▶ Supplied information:
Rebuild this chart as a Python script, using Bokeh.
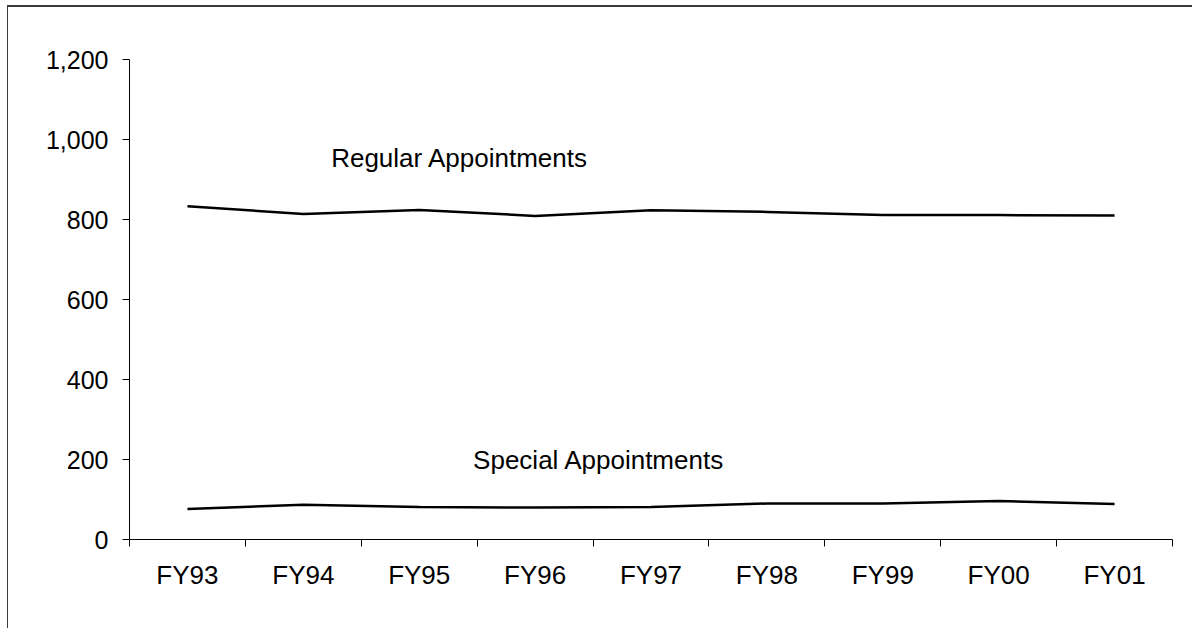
from bokeh.plotting import figure
from bokeh.models import Range1d, FixedTicker, NumeralTickFormatter, Label
from bokeh.embed import file_html
from bokeh.resources import INLINE

years = ["FY93", "FY94", "FY95", "FY96", "FY97", "FY98", "FY99", "FY00", "FY01"]
regular = [833, 814, 824, 809, 823, 819, 811, 811, 810]
special = [76, 87, 81, 80, 81, 90, 90, 96, 89]
y_ticks = [0, 200, 400, 600, 800, 1000, 1200]

FONT = "Liberation Sans"

xs = [i + 0.5 for i in range(len(years))]

p = figure(width=1185, height=623, output_backend="svg", toolbar_location=None,
           x_range=Range1d(0, len(years)), y_range=Range1d(0, 1200),
           min_border_left=121, min_border_right=21, min_border_top=52, min_border_bottom=91)
p.margin = (5, 0, 0, 7)
p.styles = {"border-top": "2px solid #3a3a3a", "border-left": "1px solid #3a3a3a",
            "border-right": "0px none", "border-bottom": "0px none",
            "outline": "none", "box-shadow": "none"}
p.outline_line_color = None
p.xgrid.visible = False
p.ygrid.visible = False
p.background_fill_color = "white"
p.border_fill_color = "white"

p.line(xs, regular, line_color="black", line_width=2.5)
p.line(xs, special, line_color="black", line_width=2.5)

xa = p.xaxis[0]
xa.ticker = FixedTicker(ticks=xs, minor_ticks=list(range(len(years) + 1)))
xa.major_label_overrides = {x: y for x, y in zip(xs, years)}
xa.major_tick_out = 0
xa.major_tick_in = 0
xa.minor_tick_out = 7
xa.minor_tick_in = 0
xa.minor_tick_line_color = "black"
xa.axis_line_color = "black"
xa.major_label_standoff = 13
xa.major_label_text_font = FONT
xa.major_label_text_font_size = "26px"
xa.major_label_text_color = "black"

ya = p.yaxis[0]
ya.ticker = FixedTicker(ticks=y_ticks, minor_ticks=[])
ya.formatter = NumeralTickFormatter(format="0,0")
ya.major_tick_out = 7
ya.major_tick_in = 0
ya.major_tick_line_color = "black"
ya.axis_line_color = "black"
ya.major_label_standoff = 14
ya.major_label_text_font = FONT
ya.major_label_text_font_size = "25px"
ya.major_label_text_color = "black"

p.add_layout(Label(x=2.85, y=953, text="Regular Appointments", text_align="center",
                   text_baseline="alphabetic", text_font=FONT, text_font_size="26px",
                   text_color="black"))
p.add_layout(Label(x=4.05, y=198, text="Special Appointments", text_align="center",
                   text_baseline="alphabetic", text_font=FONT, text_font_size="26px",
                   text_color="black"))

open("out.html", "w").write(file_html(p, INLINE))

▶ Instructions to follow:
Write out the listing above exactly as it stands, pictures excluded.

▶ Answer to the exercise:
Rebuild this chart as a Python script, using Bokeh.
from bokeh.plotting import figure
from bokeh.models import Range1d, FixedTicker, NumeralTickFormatter, Label
from bokeh.embed import file_html
from bokeh.resources import INLINE

years = ["FY93", "FY94", "FY95", "FY96", "FY97", "FY98", "FY99", "FY00", "FY01"]
regular = [833, 814, 824, 809, 823, 819, 811, 811, 810]
special = [76, 87, 81, 80, 81, 90, 90, 96, 89]
y_ticks = [0, 200, 400, 600, 800, 1000, 1200]

FONT = "Liberation Sans"

xs = [i + 0.5 for i in range(len(years))]

p = figure(width=1185, height=623, output_backend="svg", toolbar_location=None,
           x_range=Range1d(0, len(years)), y_range=Range1d(0, 1200),
           min_border_left=121, min_border_right=21, min_border_top=52, min_border_bottom=91)
p.margin = (5, 0, 0, 7)
p.styles = {"border-top": "2px solid #3a3a3a", "border-left": "1px solid #3a3a3a",
            "border-right": "0px none", "border-bottom": "0px none",
            "outline": "none", "box-shadow": "none"}
p.outline_line_color = None
p.xgrid.visible = False
p.ygrid.visible = False
p.background_fill_color = "white"
p.border_fill_color = "white"

p.line(xs, regular, line_color="black", line_width=2.5)
p.line(xs, special, line_color="black", line_width=2.5)

xa = p.xaxis[0]
xa.ticker = FixedTicker(ticks=xs, minor_ticks=list(range(len(years) + 1)))
xa.major_label_overrides = {x: y for x, y in zip(xs, years)}
xa.major_tick_out = 0
xa.major_tick_in = 0
xa.minor_tick_out = 7
xa.minor_tick_in = 0
xa.minor_tick_line_color = "black"
xa.axis_line_color = "black"
xa.major_label_standoff = 13
xa.major_label_text_font = FONT
xa.major_label_text_font_size = "26px"
xa.major_label_text_color = "black"

ya = p.yaxis[0]
ya.ticker = FixedTicker(ticks=y_ticks, minor_ticks=[])
ya.formatter = NumeralTickFormatter(format="0,0")
ya.major_tick_out = 7
ya.major_tick_in = 0
ya.major_tick_line_color = "black"
ya.axis_line_color = "black"
ya.major_label_standoff = 14
ya.major_label_text_font = FONT
ya.major_label_text_font_size = "25px"
ya.major_label_text_color = "black"

p.add_layout(Label(x=2.85, y=953, text="Regular Appointments", text_align="center",
                   text_baseline="alphabetic", text_font=FONT, text_font_size="26px",
                   text_color="black"))
p.add_layout(Label(x=4.05, y=198, text="Special Appointments", text_align="center",
                   text_baseline="alphabetic", text_font=FONT, text_font_size="26px",
                   text_color="black"))

open("out.html", "w").write(file_html(p, INLINE))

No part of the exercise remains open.